Sadly, the partisanship of Feinstein Center speakers is not new. I have written previously about the center hosting a talk by Joyce Ajlouny, general-secretary of the American Friends Service Committee (the Quakers). She used her platform to accuse Israel of “ethnic cleansing” and “apartheid,” and suggested that Israel should be replaced by “one secular democratic state” of Palestine.
One comment that Ajlouny made stands out as tragically comical. “Constant accusations against Palestinians of anti-Semitism are like the boy who cried wolf,” she declared. How does that sound in the wake of the speech by Palestinian Authority head Mahmoud Abbas, claiming that “Jewish usurers” provoked the Holocaust?
The Feinstein Center was founded, and for many years directed, by the late Dr. Murray Friedman, a distinguished historian and longtime leader of the American Jewish Committee in Philadelphia. I had the privilege of attending his presentations, and I remember what a strong supporter of Israel he was. I wonder what he would think of what his center has become in the hands of his successors.
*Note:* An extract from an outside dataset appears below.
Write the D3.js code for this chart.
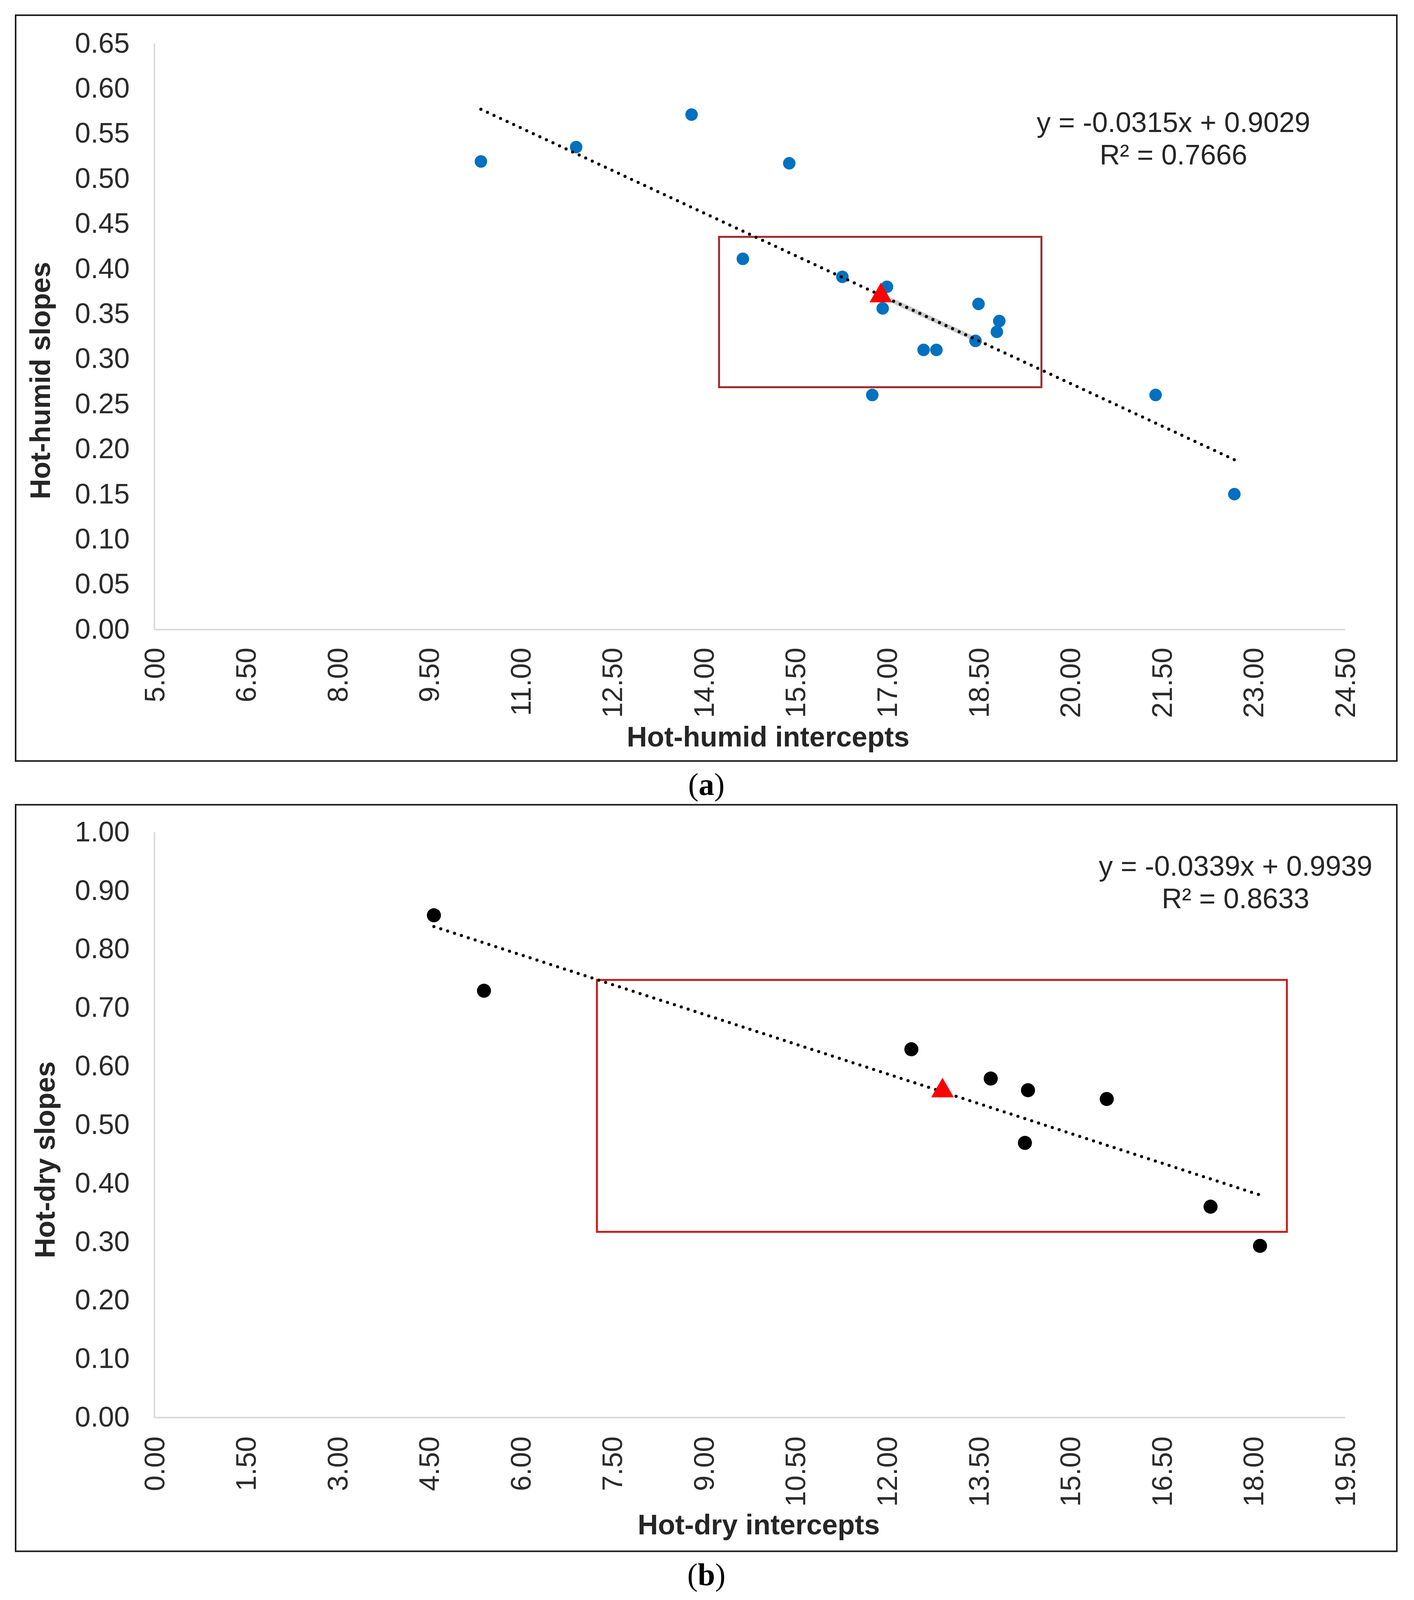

America is a free country, and everybody is entitled to bash Israel or vocalize extreme positions. But the principle of truth in advertising requires the Feinstein Center to be upfront about those it invites. It should not be asking for donations from the Jewish community on the grounds that its programs are somehow advancing Jewish life. Giving platforms to harsh critics of Israel is certainly not the best way to do that.